• Capacitor Storage

    Scott Clandinin07/03/2019 at 05:50 0 comments

    Current Draw

    With two sets of stacked super caps, the total storage is brought to 60F.

    The below is the current draw of each major component. This doesn't encapsulate everything, especially with changing supply voltages, but it is a good show of how the LEDs have the majority of the current draw.

    555 Timer: 0.25mA

    4-bit binary counter: 1uA

    4-16 bit decoder: 8uA x 2

    Single LED: 27.5mA

    I selected the regulator to be 2.75V (just under the 2.8V rating of the caps). Since the forward voltage of the LEDs is 2V, this device has a useful range of only 0.75 volts. Once below 2V, the LEDs will no longer light up and the device will slowly bleed out the remaining energy.
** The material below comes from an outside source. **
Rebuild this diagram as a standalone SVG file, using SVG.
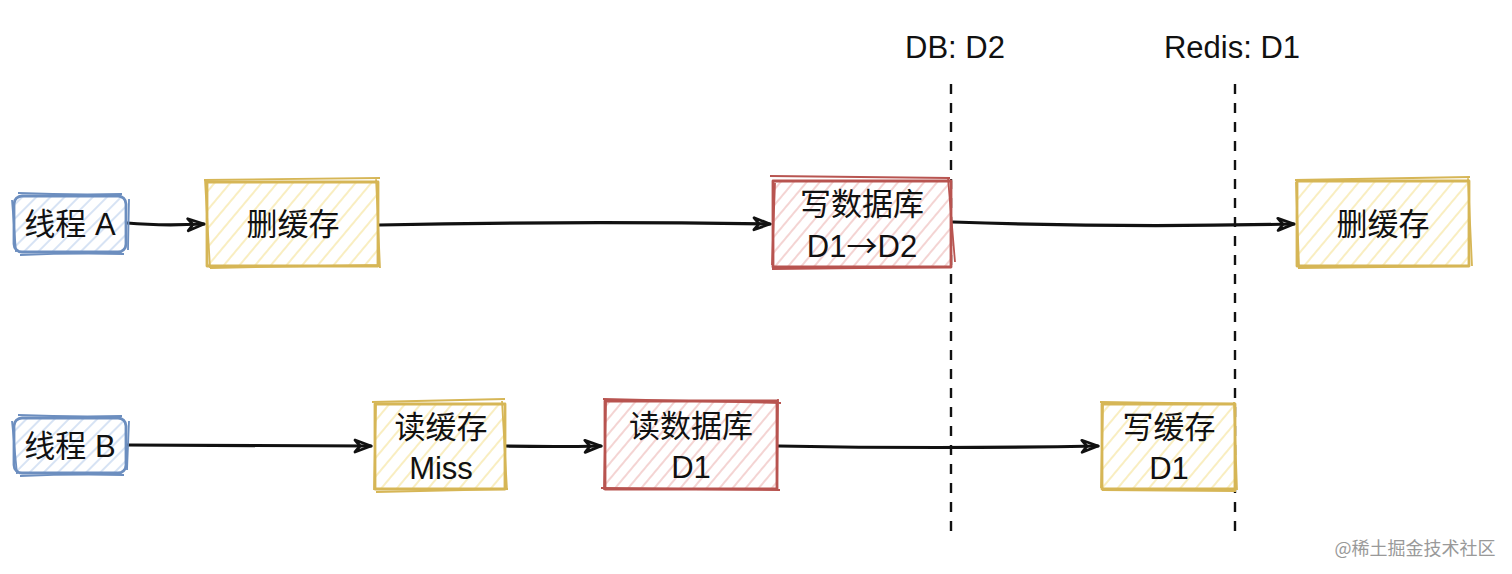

    Charging Time and Run Time

    Upon powering the device with the charging coil, the caps quickly charge to 90-95% of the max voltage. I originally thought this was "close enough" to being charged. When removing from the supply after less than a minute of charging, the device would run out of power within a very short period of time. 

    Charging it for longer and monitoring it shows that the voltage quickly ramps up, but flattens out near the peak and takes quite a while to actually reach 2.75V. When giving it a long time to charge completely, the device was able to run for about four hours.

    Possible ways to increase run time:

    -increase supply voltage (limited by capacitor specs $$$)

    -more capacitance ($$$)

    -choose LEDs with lower forward voltage

    -run LEDs dimmer (larger series resistance)

    -find a timer with lower current draw (if available)

  • Assembling the PCB

    Scott Clandinin07/03/2019 at 05:00 0 comments

    I ordered my PCB through OSH Park.

    The board came out very nicely, but I did notice one error I made. Several of the footprints were custom made, including the supercapacitors. For these components I only considered the pad dimensions, but not the full package size (which is wider than the pads).

    I was still able to fit two of the capacitors on the board, and further added to this by stacking another two on the first ones.

    The first tests seemed to work as intended, but after being removed from the charging coil, the LEDs would go dark, and a few seconds later turn on again for only dozens of seconds. I had not considered in designing that the charging circuit would be back-fed by the capacitors and waste the energy that was just stored. I added a diode in series with the 5V coil output to stop any current flowing back to the charging module. This solved the issue and allowed for much longer operation time.

  • Schematic and PCB Layout

    Scott Clandinin07/01/2019 at 06:38 0 comments

    I designed the schematic and did the PCB layout with KiCad.

    The visual representation has some parts missing as a lot of the footprints were custom made.

  • Preliminary Design

    Scott Clandinin07/01/2019 at 06:31 0 comments

    The idea is to have an LED coaster powered from super capacitors and wirelessly charged. As capacitors don't have the storage capabilities of batteries, it is important to design this to have as low of power draw as possible. For that reason I won't be using a microcontroller, or having more than one LED on at a time.

    Main working parts:

    Wireless charging coil:

    -5V in, 5V out

    Super capacitors:

    -15F devices, rated for 2.8V

    Voltage regulator:

    -brings in 5V from the charging coil, regulates to 2.75V

    555 Timer:

    -set a frequency for a 4-bit binary counter

    4-bit binary counter:

    -count from 0-15. Feeds 4-16 bit decoder.

    4-16 bit decoder:

    -a counter feeding into this allows to pulse one LED at a time (16 total LEDs)


    16 LEDs along the edge of the coaster. The effect of one on at a time will create a spinning effect.